This was sort of a random book I picked and it was very interesting. I started it and absolutely loved it and then I looked up the author and I just thought what the heck. This guy was a psycho. He tried to stage a coup and committed seppuku? It sounds like he went insane at the end of his life with radical nationalism and this book was a part of it, letting him imagine a time at the height of imperial reverence in Japan. He was also apparently a closeted homosexual, something that is clear from his descriptions of men in the books.
But he has a really beautiful way of writing, and clearly likes to write about beautiful things and beautiful people. Here are a couple passages I liked from the book:
The butler came in to announce that the carriage was waiting. The horses neighed and their breath flared white from their nostrils, to swirl up into the black, wintry sky. Kiyoaki enjoyed seeing horses proudly displaying their strength in winter, when their usual musky smell was fainter and their hooves rang clearly on the frozen ground. On a warm spring day, a galloping horse was only too clearly a sweating animal of flesh and blood. But a horseracing through a snowstorm became one with the very elements; wrapped in the whirling blast of the north wind, the beast embodied the icy breath of winter.
Iinuma had plenty of time to reflect later, but very often a man's whole life alters course because of a moment's hesitation. That instant is like a fold made down the middle of a sheet of paper. In it, the underside becomes the upmost, and what was once visible is hidden forever.
One hot sultry night, as Kiyoaki was settling into an uneasy sleep, he began to dream. It was quite unlike his previous experiences. If one flounders in the shallows of sleep, wading where the water is tepid and full of all sorts of flotsam that has come in from deeper water to pile up with the land debris in a tangled heap, one is liable to slash one's feet.
Her lovely white hand grew more and more emaciated until she could no longer move it. It lay there as cold and still as a single moonbeam coming in through a window.

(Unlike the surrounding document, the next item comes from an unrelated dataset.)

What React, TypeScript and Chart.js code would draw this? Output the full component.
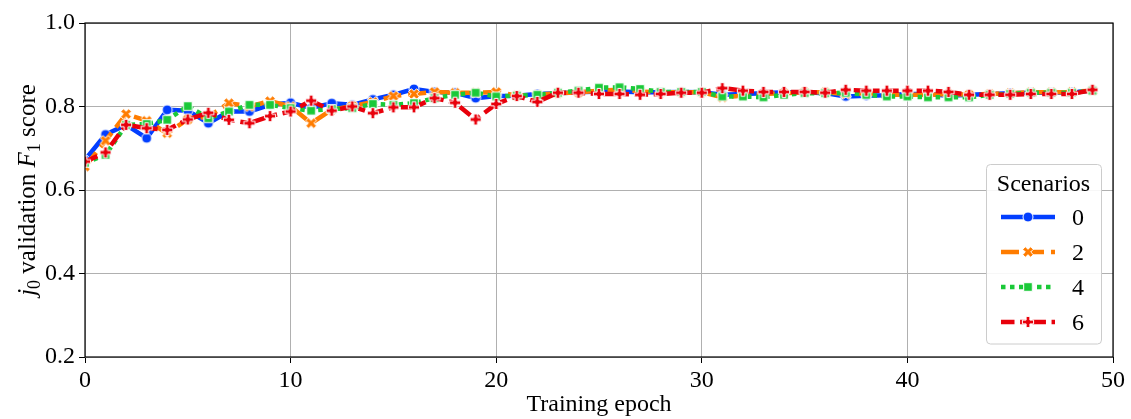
import React, { useEffect, useRef } from 'react';
import { Chart, registerables } from 'chart.js';

Chart.register(...registerables);

// Training epochs (x values)
const epochs = [
  0, 1, 2, 3, 4, 5, 6, 7, 8, 9, 10, 11, 12, 13, 14, 15, 16, 17, 18, 19, 20, 21, 22, 23, 24,
  25, 26, 27, 28, 29, 30, 31, 32, 33, 34, 35, 36, 37, 38, 39, 40, 41, 42, 43, 44, 45, 46, 47, 48, 49,
];

// Validation F1 per epoch, one list per scenario
const scenario0 = [
  0.672, 0.733, 0.756, 0.724, 0.792, 0.79, 0.76, 0.788, 0.788, 0.804, 0.809, 0.796, 0.808, 0.804, 0.817,
  0.828, 0.842, 0.835, 0.833, 0.82, 0.825, 0.826, 0.83, 0.832, 0.834, 0.836, 0.836, 0.834, 0.834, 0.835,
  0.834, 0.828, 0.83, 0.832, 0.834, 0.834, 0.832, 0.824, 0.826, 0.827, 0.83, 0.83, 0.826, 0.828, 0.83,
  0.832, 0.833, 0.833, 0.834, 0.838,
];
const scenario2 = [
  0.656, 0.718, 0.782, 0.766, 0.736, 0.769, 0.776, 0.808, 0.8, 0.813, 0.8, 0.76, 0.792, 0.801, 0.811,
  0.825, 0.83, 0.835, 0.833, 0.833, 0.835, 0.826, 0.828, 0.832, 0.834, 0.838, 0.84, 0.836, 0.834, 0.834,
  0.834, 0.822, 0.826, 0.83, 0.832, 0.834, 0.834, 0.83, 0.832, 0.828, 0.828, 0.828, 0.83, 0.828, 0.83,
  0.832, 0.834, 0.834, 0.835, 0.838,
];
const scenario4 = [
  0.665, 0.684, 0.756, 0.758, 0.768, 0.801, 0.772, 0.788, 0.804, 0.804, 0.796, 0.79, 0.794, 0.796, 0.806,
  0.804, 0.808, 0.82, 0.828, 0.833, 0.824, 0.826, 0.828, 0.833, 0.838, 0.845, 0.846, 0.842, 0.835, 0.835,
  0.835, 0.824, 0.824, 0.822, 0.828, 0.832, 0.832, 0.833, 0.828, 0.824, 0.824, 0.822, 0.822, 0.822, 0.828,
  0.83, 0.833, 0.833, 0.833, 0.838,
];
const scenario6 = [
  0.668, 0.69, 0.756, 0.748, 0.744, 0.769, 0.785, 0.768, 0.76, 0.777, 0.788, 0.814, 0.79, 0.8, 0.784,
  0.798, 0.798, 0.82, 0.809, 0.769, 0.806, 0.825, 0.811, 0.833, 0.833, 0.83, 0.83, 0.828, 0.83, 0.833,
  0.833, 0.844, 0.838, 0.835, 0.835, 0.835, 0.833, 0.84, 0.838, 0.838, 0.838, 0.838, 0.835, 0.828, 0.828,
  0.828, 0.83, 0.83, 0.83, 0.84,
];

const scenarioNames = ['0', '2', '4', '6'];
const xTicks = [0, 10, 20, 30, 40, 50];
const yTicks = [0.2, 0.4, 0.6, 0.8, 1.0];

const SERIF = '"Liberation Serif", "Times New Roman", serif';
const FONT = `24px ${SERIF}`;
const LINE_W = 4.5;

type Shape = 'circle' | 'xfill' | 'square' | 'plusfill';

// Filled marker glyph with a thin white edge
function makeMarker(shape: Shape, color: string): HTMLCanvasElement {
  const size = 16;
  const c = document.createElement('canvas');
  c.width = size;
  c.height = size;
  const ctx = c.getContext('2d')!;
  const m = size / 2;
  ctx.fillStyle = color;
  ctx.strokeStyle = '#ffffff';
  ctx.lineWidth = 1;
  ctx.lineJoin = 'miter';
  ctx.beginPath();
  if (shape === 'circle') {
    ctx.arc(m, m, 5, 0, Math.PI * 2);
  } else if (shape === 'square') {
    ctx.rect(m - 4.3, m - 4.3, 8.6, 8.6);
  } else {
    const r = 5.6;
    const w = 1.9;
    const pts: [number, number][] = [
      [-w, -r], [w, -r], [w, -w], [r, -w], [r, w], [w, w],
      [w, r], [-w, r], [-w, w], [-r, w], [-r, -w], [-w, -w],
    ];
    const a = shape === 'xfill' ? Math.PI / 4 : 0;
    const ca = Math.cos(a);
    const sa = Math.sin(a);
    pts.forEach(([px, py], i) => {
      const x = m + px * ca - py * sa;
      const y = m + px * sa + py * ca;
      if (i === 0) ctx.moveTo(x, y);
      else ctx.lineTo(x, y);
    });
    ctx.closePath();
  }
  ctx.fill();
  ctx.stroke();
  return c;
}

type Segment = { text: string; font: string; dy?: number };

function drawSegments(ctx: CanvasRenderingContext2D, segs: Segment[], cx: number, baseline: number) {
  let total = 0;
  segs.forEach((s) => {
    ctx.font = s.font;
    total += ctx.measureText(s.text).width;
  });
  let x = cx - total / 2;
  ctx.textAlign = 'left';
  ctx.textBaseline = 'alphabetic';
  segs.forEach((s) => {
    ctx.font = s.font;
    ctx.fillText(s.text, x, baseline + (s.dy || 0));
    x += ctx.measureText(s.text).width;
  });
}

export default function App() {
  const canvasRef = useRef<HTMLCanvasElement | null>(null);

  useEffect(() => {
    const canvas = canvasRef.current;
    if (!canvas) return;

    const colors = ['#023eff', '#ff7c00', '#1ac938', '#e8000b'];
    const shapes: Shape[] = ['circle', 'xfill', 'square', 'plusfill'];
    const dashes = [[], [18, 7], [4.5, 4.5], [13.5, 5.6, 6.75, 5.6]];
    const values = [scenario0, scenario2, scenario4, scenario6];
    const markers = shapes.map((s, i) => makeMarker(s, colors[i]));

    const datasets = values.map((vals, i) => ({
      label: scenarioNames[i],
      data: epochs.map((e, j) => ({ x: e, y: vals[j] })),
      borderColor: colors[i],
      backgroundColor: colors[i],
      borderWidth: LINE_W,
      borderDash: dashes[i],
      borderCapStyle: 'butt' as const,
      borderJoinStyle: 'round' as const,
      pointStyle: markers[i],
      pointRadius: 5,
      tension: 0,
      order: 3 - i,
    }));

    const overlay = {
      id: 'overlay',
      afterDraw(chart: any) {
        const ctx: CanvasRenderingContext2D = chart.ctx;
        const a = chart.chartArea;
        ctx.save();

        // axes frame
        ctx.strokeStyle = '#000000';
        ctx.lineWidth = 1.2;
        ctx.strokeRect(a.left, a.top, a.right - a.left, a.bottom - a.top);

        // axis titles
        ctx.fillStyle = '#000000';
        drawSegments(ctx, [{ text: 'Training epoch', font: FONT }], (a.left + a.right) / 2, 411);

        ctx.save();
        ctx.translate(35, (a.top + a.bottom) / 2);
        ctx.rotate(-Math.PI / 2);
        drawSegments(
          ctx,
          [
            { text: 'j', font: `italic 25px ${SERIF}` },
            { text: '0', font: `18px ${SERIF}`, dy: 5 },
            { text: ' validation ', font: `25px ${SERIF}` },
            { text: 'F', font: `italic 25px ${SERIF}` },
            { text: '1', font: `18px ${SERIF}`, dy: 5 },
            { text: ' score', font: `25px ${SERIF}` },
          ],
          0,
          0,
        );
        ctx.restore();

        // legend box
        const bx = 986.5;
        const by = 164.5;
        const bw = 115;
        const bh = 179.5;
        const r = 4;
        ctx.beginPath();
        ctx.moveTo(bx + r, by);
        ctx.lineTo(bx + bw - r, by);
        ctx.arcTo(bx + bw, by, bx + bw, by + r, r);
        ctx.lineTo(bx + bw, by + bh - r);
        ctx.arcTo(bx + bw, by + bh, bx + bw - r, by + bh, r);
        ctx.lineTo(bx + r, by + bh);
        ctx.arcTo(bx, by + bh, bx, by + bh - r, r);
        ctx.lineTo(bx, by + r);
        ctx.arcTo(bx, by, bx + r, by, r);
        ctx.closePath();
        ctx.fillStyle = 'rgba(255,255,255,0.9)';
        ctx.fill();
        ctx.strokeStyle = '#cccccc';
        ctx.lineWidth = 1;
        ctx.stroke();

        ctx.fillStyle = '#000000';
        ctx.font = FONT;
        ctx.textAlign = 'center';
        ctx.textBaseline = 'alphabetic';
        ctx.fillText('Scenarios', 1043.5, 191);

        const rowY = [217, 252, 287, 322];
        scenarioNames.forEach((name, i) => {
          const y = rowY[i];
          ctx.save();
          ctx.strokeStyle = colors[i];
          ctx.lineWidth = LINE_W;
          ctx.lineCap = 'butt';
          ctx.setLineDash(dashes[i]);
          ctx.beginPath();
          ctx.moveTo(1001, y);
          ctx.lineTo(1055, y);
          ctx.stroke();
          ctx.restore();
          const mk = markers[i];
          ctx.drawImage(mk, 1028 - mk.width / 2, y - mk.height / 2);
          ctx.fillStyle = '#000000';
          ctx.font = FONT;
          ctx.textAlign = 'left';
          ctx.fillText(name, 1072, y + 8);
        });

        ctx.restore();
      },
    };

    const chart = new Chart(canvas, {
      type: 'line',
      data: { datasets },
      options: {
        animation: false,
        responsive: false,
        devicePixelRatio: 1,
        events: [],
        layout: { padding: { left: 0, right: 18, top: 23, bottom: 0 } },
        plugins: {
          legend: { display: false },
          tooltip: { enabled: false },
          title: { display: false },
        },
        scales: {
          x: {
            type: 'linear',
            min: 0,
            max: 50,
            afterFit: (s: any) => {
              s.height = 62;
            },
            afterBuildTicks: (s: any) => {
              s.ticks = xTicks.map((v) => ({ value: v }));
            },
            ticks: {
              color: '#000000',
              font: { family: SERIF, size: 24 },
              padding: 3,
              maxRotation: 0,
              callback: (v: any) => String(v),
            },
            grid: {
              color: '#b0b0b0',
              lineWidth: 1,
              tickColor: '#000000',
              tickLength: 6,
              drawTicks: true,
            },
            border: { display: false },
          },
          y: {
            type: 'linear',
            min: 0.2,
            max: 1.0,
            afterFit: (s: any) => {
              s.width = 85;
            },
            afterBuildTicks: (s: any) => {
              s.ticks = yTicks.map((v) => ({ value: v }));
            },
            ticks: {
              color: '#000000',
              font: { family: SERIF, size: 24 },
              padding: 4,
              callback: (v: any) => Number(v).toFixed(1),
            },
            grid: {
              color: '#b0b0b0',
              lineWidth: 1,
              tickColor: '#000000',
              tickLength: 6,
              drawTicks: true,
            },
            border: { display: false },
          },
        },
      },
      plugins: [overlay],
    } as any);

    let alive = true;
    if ((document as any).fonts && (document as any).fonts.ready) {
      (document as any).fonts.ready.then(() => {
        if (alive) chart.update();
      });
    }

    return () => {
      alive = false;
      chart.destroy();
    };
  }, []);

  return (
    <div style={{ position: 'fixed', left: 0, top: 0, width: 1131, height: 419, background: '#ffffff' }}>
      <canvas ref={canvasRef} width={1131} height={419} style={{ display: 'block' }} />
    </div>
  );
}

Maybe the biggest theme in the book is the contrast of the East and West, with Japanese embrace of the West usually being considered as an indication of decadence or weakness. In this book all about aristocrats, the best things are the Japanese things. I think that when Mishima writes his flowery descriptions, he focuses them on aspects of Japanese culture and Japanese people's thoughts, usually using Westernness just as a marker of someone's personality. Our principal characters in the book, Kiyoaki and Satoko, don't really do the Western imitation thing that other aristocrats do in the book. Similarly, devotion to the Emperor is a huge theme. All the characters are totally dedicated to protecting the Emperor, even if it means hiding things from the Imperial Family, because it is better to hide the truth from them so that scandal never touches them.
One thought I had reading about Mishima is that he must have regretted not serving in the Japanese military in World War Two. I read that he faked Typhus to get out of it, and this book makes me think he regretted it, since Kiyoaki, the protagonist, also fakes illness at one point, and looks wistfully at the soldiers he sees. And then Mishima became an ultranationalist later in his life and then committed seppuku. If Kiyoaki is autobiographical, Mishima doesn't seem like a pleasant guy. The protagonist is conniving, cynical, and cruel.